Our final day in Israel wrapped up with a tour of the Israel Museum. Since I had last been in Israel, the Holy Land Hotel had been sold and demolished to make way for luxury high-rises. This project led to the indictment of former Prime Minister Ehud Olmert. However that is a blog for another day.
But the Holy Land Hotel was famous for its large scale model of ancient Jerusalem. Thankfully someone or several someones had enough wisdom to move the model to the Israel Museum, where it now proudly stands. The model was the vision of Mr. Hans Kroch, the original owner of the Holy Land Hotel, which he created in memory of family members he lost in the Holocaust. To build it, he entrusted Biblical and archeological expert Professor Avi Yonah.
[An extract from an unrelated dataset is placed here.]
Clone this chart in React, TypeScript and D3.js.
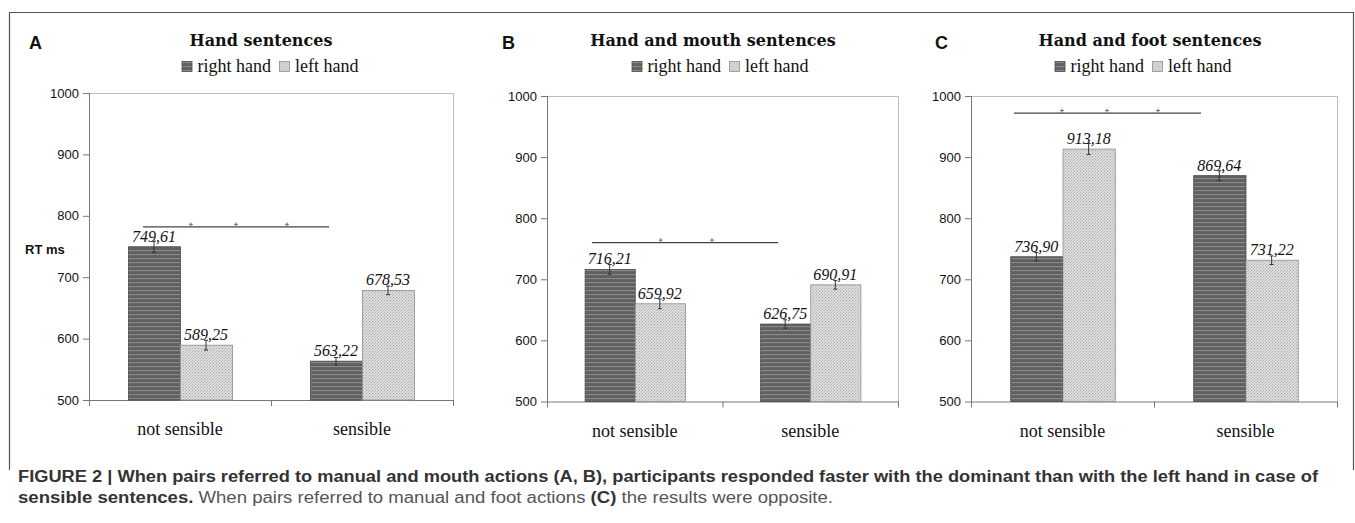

Professor Yonah was working without access to much of archaeological Jerusalem at that time, and many finds have been discovered ever since.
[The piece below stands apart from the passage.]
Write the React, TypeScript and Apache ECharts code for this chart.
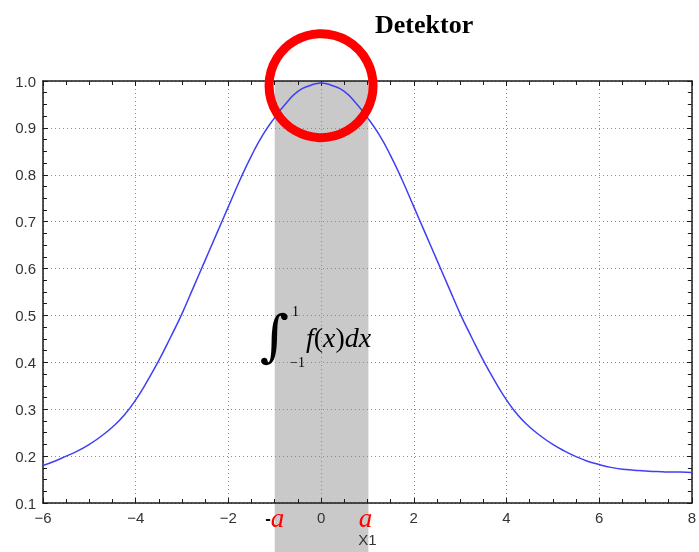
import React, { useEffect, useRef } from 'react';
import * as echarts from 'echarts';

// ---- data ----
const xValues = [
  -6, -5.75, -5.5, -5.25, -5, -4.75, -4.5, -4.25, -4, -3.75, -3.5, -3.25, -3, -2.75, -2.5, -2.25,
  -2, -1.75, -1.5, -1.25, -1, -0.75, -0.5, -0.25, 0, 0.25, 0.5, 0.75, 1, 1.25, 1.5, 1.75,
  2, 2.25, 2.5, 2.75, 3, 3.25, 3.5, 3.75, 4, 4.25, 4.5, 4.75, 5, 5.25, 5.5, 5.75,
  6, 6.25, 6.5, 6.75, 7, 7.25, 7.5, 7.75, 8,
];
const yValues = [
  0.180, 0.189, 0.200, 0.211, 0.225, 0.242, 0.262, 0.287, 0.320, 0.360, 0.404, 0.453, 0.504, 0.561, 0.618, 0.675,
  0.732, 0.789, 0.841, 0.886, 0.922, 0.953, 0.978, 0.990, 0.996, 0.990, 0.978, 0.953, 0.922, 0.886, 0.841, 0.789,
  0.732, 0.675, 0.618, 0.561, 0.504, 0.453, 0.404, 0.360, 0.320, 0.287, 0.262, 0.242, 0.225, 0.211, 0.199, 0.189,
  0.182, 0.176, 0.172, 0.170, 0.168, 0.167, 0.166, 0.166, 0.165,
];
const xRange = [-6, 8];
const yRange = [0.1, 1.0];
const xTickStep = 2;
const yTickStep = 0.1;
const shadeRange = [-1, 1];
const shadeLabels = ['-a', 'a'];
const detectorCenter = [0, 0.99];
const titleText = 'Detektor';
const xAxisName = 'X1';

const AXIS_COLOR = '#1a1a1a';
const LABEL_COLOR = '#333';
const GRID_LINE = { color: '#8c8c8c', type: [1, 3] as number[], width: 1 };

export default function App() {
  const ref = useRef<HTMLDivElement>(null);
  useEffect(() => {
    if (!ref.current) return;
    const chart = echarts.init(ref.current, undefined, { renderer: 'svg' });
    const lineData = xValues.map((x, i) => [x, yValues[i]]);

    const commonX = {
      type: 'value' as const,
      min: xRange[0],
      max: xRange[1],
      interval: xTickStep,
      axisLine: { show: true, onZero: false, lineStyle: { color: AXIS_COLOR, width: 1.5 } },
      axisTick: { show: true, inside: true, length: 5, lineStyle: { color: AXIS_COLOR } },
      minorTick: { show: true, splitNumber: 4, length: 4, lineStyle: { color: AXIS_COLOR } },
    };
    const commonY = {
      type: 'value' as const,
      min: yRange[0],
      max: yRange[1],
      interval: yTickStep,
      axisLine: { show: true, onZero: false, lineStyle: { color: AXIS_COLOR, width: 1.5 } },
      axisTick: { show: true, inside: true, length: 5, lineStyle: { color: AXIS_COLOR } },
      minorTick: { show: true, splitNumber: 4, length: 4, lineStyle: { color: AXIS_COLOR } },
    };

    chart.setOption({
      animation: false,
      title: {
        text: titleText,
        left: 375,
        top: 11,
        padding: 0,
        textStyle: { fontFamily: 'Liberation Serif', fontWeight: 'bold', fontSize: 26, color: '#000' },
      },
      grid: { left: 43, right: 4, top: 81, bottom: 44, containLabel: false },
      xAxis: [
        {
          ...commonX,
          position: 'bottom',
          name: xAxisName,
          nameLocation: 'middle',
          nameGap: 29,
          nameTextStyle: { fontFamily: 'Liberation Sans', fontSize: 15, color: LABEL_COLOR, lineHeight: 15 },
          axisLabel: {
            show: true,
            margin: 7,
            fontFamily: 'Liberation Sans',
            fontSize: 15,
            color: LABEL_COLOR,
            formatter: (v: number) => (v < 0 ? '\u2212' + Math.abs(v) : String(v)),
          },
          splitLine: { show: true, lineStyle: GRID_LINE },
        },
        {
          ...commonX,
          position: 'top',
          axisLabel: { show: false },
          splitLine: { show: false },
        },
      ],
      yAxis: [
        {
          ...commonY,
          position: 'left',
          axisLabel: {
            show: true,
            margin: 7,
            fontFamily: 'Liberation Sans',
            fontSize: 15,
            color: LABEL_COLOR,
            formatter: (v: number) => v.toFixed(1),
          },
          splitLine: { show: true, lineStyle: GRID_LINE },
        },
        {
          ...commonY,
          position: 'right',
          axisLabel: { show: false },
          splitLine: { show: false },
        },
      ],
      series: [
        {
          type: 'custom',
          z: -1,
          clip: false,
          silent: true,
          xAxisIndex: 0,
          yAxisIndex: 0,
          data: [[shadeRange[0], shadeRange[1]]],
          encode: { x: [0, 1] },
          renderItem: (params: any, api: any) => {
            const a = api.value(0);
            const b = api.value(1);
            const p0 = api.coord([a, yRange[1]]);
            const p1 = api.coord([b, yRange[0]]);
            const h = api.getHeight();
            const labelY = p1[1] + 15;
            return {
              type: 'group',
              children: [
                {
                  type: 'rect',
                  shape: { x: p0[0], y: p0[1], width: p1[0] - p0[0] + 1, height: h - p0[1] },
                  style: { fill: '#c9c9c9' },
                },
                {
                  type: 'text',
                  x: p0[0],
                  y: labelY,
                  style: {
                    text: '{m|-}{a|a}',
                    align: 'center',
                    verticalAlign: 'middle',
                    rich: {
                      m: { fontFamily: 'Liberation Sans', fontSize: 17, fontWeight: 'bold', fill: '#111', lineHeight: 14 },
                      a: { fontFamily: 'Liberation Serif', fontStyle: 'italic', fontSize: 27, fill: '#ff0000', lineHeight: 14 },
                    },
                  },
                },
                {
                  type: 'text',
                  x: p1[0] - 2,
                  y: labelY,
                  style: {
                    text: '{a|' + shadeLabels[1] + '}',
                    align: 'center',
                    verticalAlign: 'middle',
                    rich: {
                      a: { fontFamily: 'Liberation Serif', fontStyle: 'italic', fontSize: 27, fill: '#ff0000', lineHeight: 14 },
                    },
                  },
                },
              ],
            };
          },
        },
        {
          type: 'line',
          xAxisIndex: 0,
          yAxisIndex: 0,
          data: lineData,
          smooth: true,
          showSymbol: false,
          symbol: 'none',
          lineStyle: { color: '#3f3ff5', width: 1.5 },
          z: 3,
        },
        {
          type: 'scatter',
          xAxisIndex: 0,
          yAxisIndex: 0,
          data: [detectorCenter],
          symbol: 'circle',
          symbolSize: 104,
          itemStyle: { color: 'rgba(0,0,0,0)', borderColor: '#ff0000', borderWidth: 9, opacity: 1 },
          silent: true,
          z: 5,
        },
      ],
      graphic: [
        {
          type: 'text',
          x: 289,
          y: 335,
          z: 10,
          style: { text: '\u222B', fontFamily: 'DejaVu Serif', fontSize: 56, lineHeight: 56, fill: '#000', align: 'right', verticalAlign: 'middle' },
        },
        {
          type: 'text',
          x: 292,
          y: 311,
          z: 10,
          style: { text: '1', fontFamily: 'Liberation Serif', fontSize: 14, fill: '#000', align: 'left', verticalAlign: 'middle' },
        },
        {
          type: 'text',
          x: 290,
          y: 362,
          z: 10,
          style: { text: '\u22121', fontFamily: 'Liberation Serif', fontSize: 14, fill: '#000', align: 'left', verticalAlign: 'middle' },
        },
        {
          type: 'text',
          x: 306,
          y: 337,
          z: 10,
          style: {
            text: '{i|f}{u|(}{i|x}{u|)}{i|dx}',
            align: 'left',
            verticalAlign: 'middle',
            rich: {
              i: { fontFamily: 'Liberation Serif', fontStyle: 'italic', fontSize: 28, fill: '#000' },
              u: { fontFamily: 'Liberation Serif', fontSize: 28, fill: '#000' },
            },
          },
        },
      ],
    });
    return () => chart.dispose();
  }, []);
  return <div ref={ref} style={{ position: 'fixed', left: 0, top: 0, width: 699, height: 552 }} />;
}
And yet, much of the model is still believed to be fairly accurate, with only small changes having been made since it was moved to the Israel Museum.
We then continued on with a tour of the Shrine of the Book, which houses several of the Dead Sea Scrolls. The Dead Sea Scrolls were uncovered in Qumran, a small community located outside of Jerusalem. It was sort of a monastery for its day with the inhabitants leading a very strict Jewish life. They believed that the Jerusalem was facing destruction and by only living a pure Jewish life would they survived to rebuild.
The community lasted approximately 200 years. Scholars sometimes refer to its inhabitants as the Essenes, a group first described by Josephus. Their collection includes at least fragments of every book of the Hebrew Bible except the book of Esther, though no one is entirely sure why. One theory is that the book of Esther does not contain the name of, nor mention of God.
This group, which some scholars speculate was made up of mostly priests, have provided us, if accidentally the oldest proof text of the Hebrew Bible dating back nearly a millennium before the previous oldest proof text.
The museum now also holds the Aleppo Codex, a tenth century medieval manuscript of the Hebrew Bible. Both the story behind the discovery of the Dead Sea Scrolls and the Aleppo Codex would make for excellent movies in and of themselves. Thankfully both now rest in the hands of this amazing museum where they can be studied by scholars for generations to come.
Just one last aside, I always thought of the architecture of the Shrine of the Book to be that of a Hershey's Kiss. Alas that illusion has been dispelled. It was designed to look like the tops of the containers in which the scrolls were found.
Now it looks more like something you might find in a restroom. But I'll let you be the judge.